Dexter was a little hard to get into. For one thing, I've read and seen American Psycho. For another, I had the feeling that Dexter Morgan, the title character, is nothing more than Patrick Bateman's (THE American Psycho) and the Vampire Lestat's (from Anne Rice's Vampire Chronicles) love child, living in a world reminiscent of of CSI's Miami. He is an empty ruthless killer, who only kills those who he decides deserve to die-- I find that contradictory, if you ask me. It was also hard to get into, because of Dexter's foster sister, Deborah Morgan. In the first couple of episodes, I hoped that her run on the show was a trial and that she would be replaced for sucking, but someone talked to her and got her to stop annoying me. After that, I decided I really liked Dexter, the show, as well as character. Although I've been able to catch many references/connections to American Psycho (Dr.

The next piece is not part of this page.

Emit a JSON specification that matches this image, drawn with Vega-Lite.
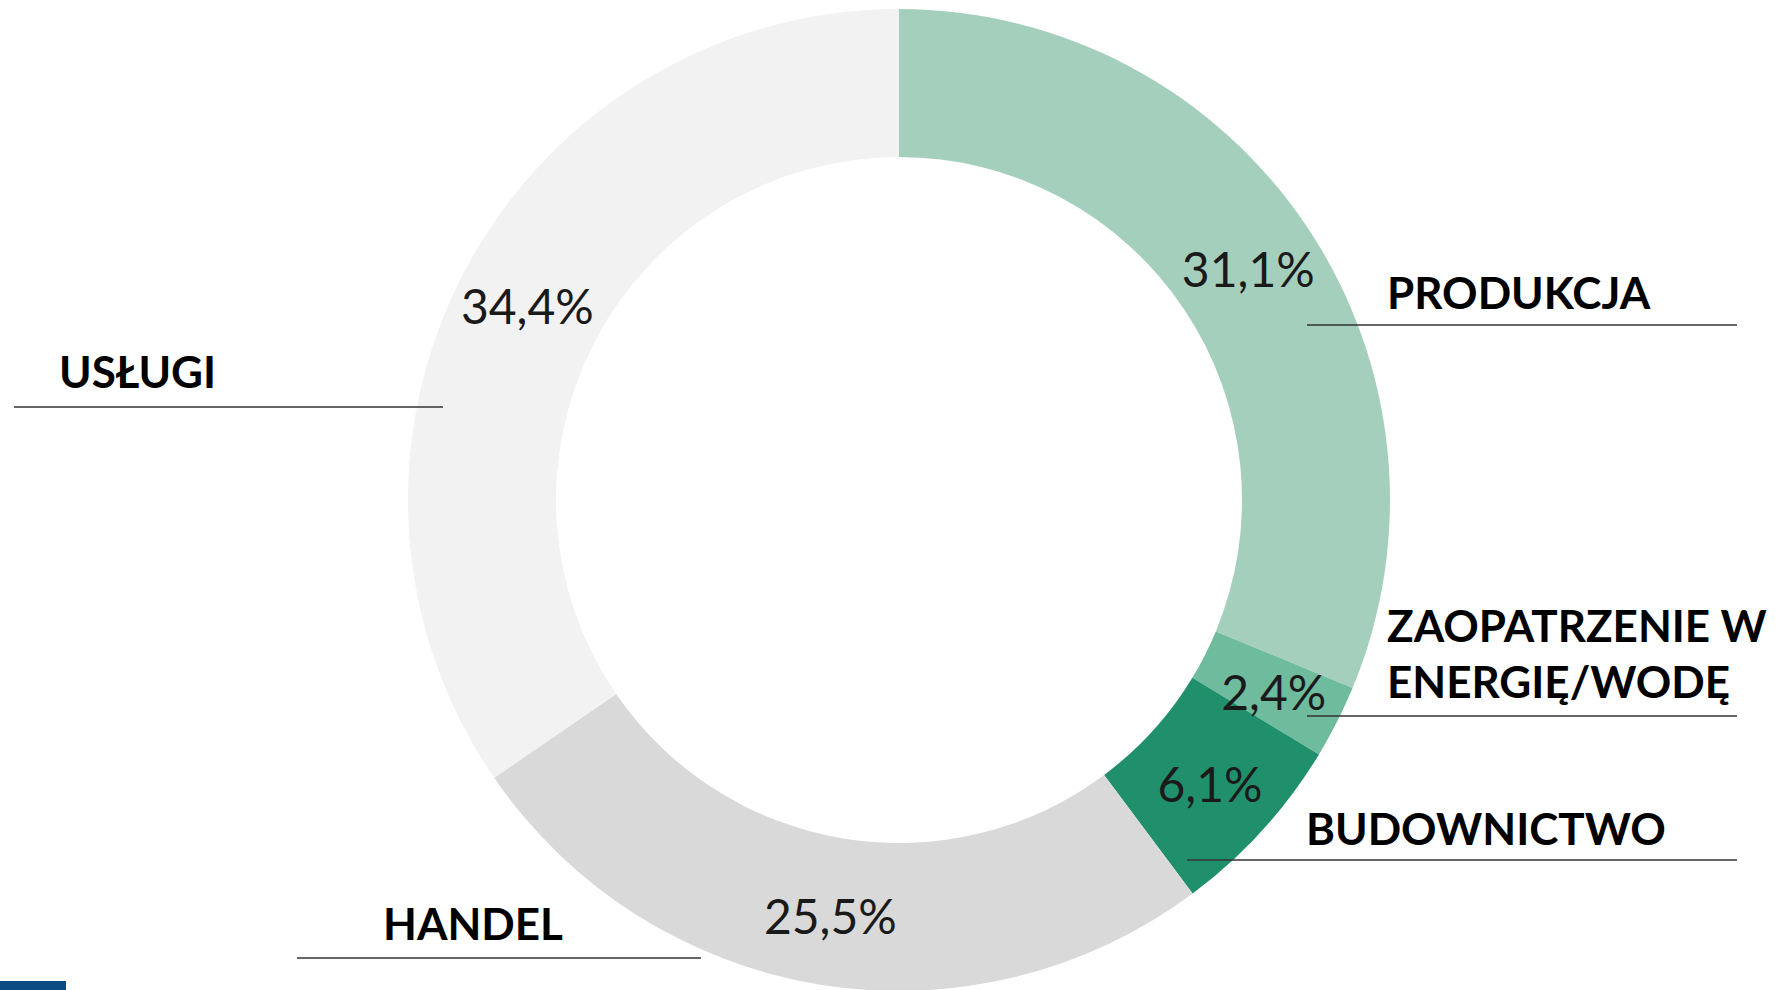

Patrick Bateman, Sean Ellis), and although I still see Lestat's discriminatory picking of subjects to kill, I do feel that Dexter is a character all on his own, because above everything else, he is going through a sort of awakening that we are witnessing. If it was just about an empty serial killer who has been taught to kill only those who deserve to be, then we would've started at the very beginning of Dexter's darkness, not after he's perfected it. Of course, this is only my humble opinion.

Another thing I've gotten into is getting in touch with people whom I haven't seen since... a loooong time. When I first started using Facebook I wanted nothing of the sort to happen, because I didn't feel like I wanted anything to do with people from my past. I wanted them to stay in the past, because I felt that I had changed too much to have much in common with them anymore. I was proven wrong when I met up with some old friends from high school and found that those I thought were the coolest, are actually not so cool, and those who I didn't have too much of a connection with back in those days are actually great people I would love to have in my life now. It's strange, but it's also nice, because it feels like you're making new friends, when really you're not having to worry about all you have to worry about with completely new friends.

Finally, I finally listened to my ninth-grade English teacher and read To Kill a Mockingbird. It would make Mrs. Gerard very happy to know that I am ready to give a book report on this classic. She, however, might not like what I have to say in my report... I think outside of school it is called a review. Well, it's certainly a good book. The characters are very well-written and distinct. The book delivers what it promises, which is life in a sleepy small town in Alabama during the depression, through the eyes of a ten-year-old girl. Well, it was sixteen years ago that Mrs. Gerard asked me to read this book among many, and although my mind has grown very much since that time, I think I was right all those years ago to assume that this book is pretty boring. I liked Atticus a whole lot, and although Scout, his daughter and the narrator, talks a lot about him, he doesn't get near enough time. Most of the book is dedicated to Boo Radley and other rather insignificant characters that come and go without much purpose. The most exciting part of the book takes up maybe fifty pages at the most, then sort of fizzles out with sleepy small town stuff that ended up frustrating me. I'm not being very articulate perhaps, or even very detailed in my review of Harper Lee's Pulitzer Prize-winning novel, but I think it is clear that although I recognize that this book possesses all the components of a literary classic, it lacks the profoundness and excitement I crave in the books I choose to read and enjoy. I'm afraid To Kill a Mockingbird is a little over-rated in my book... sorry, Mrs. Gerard.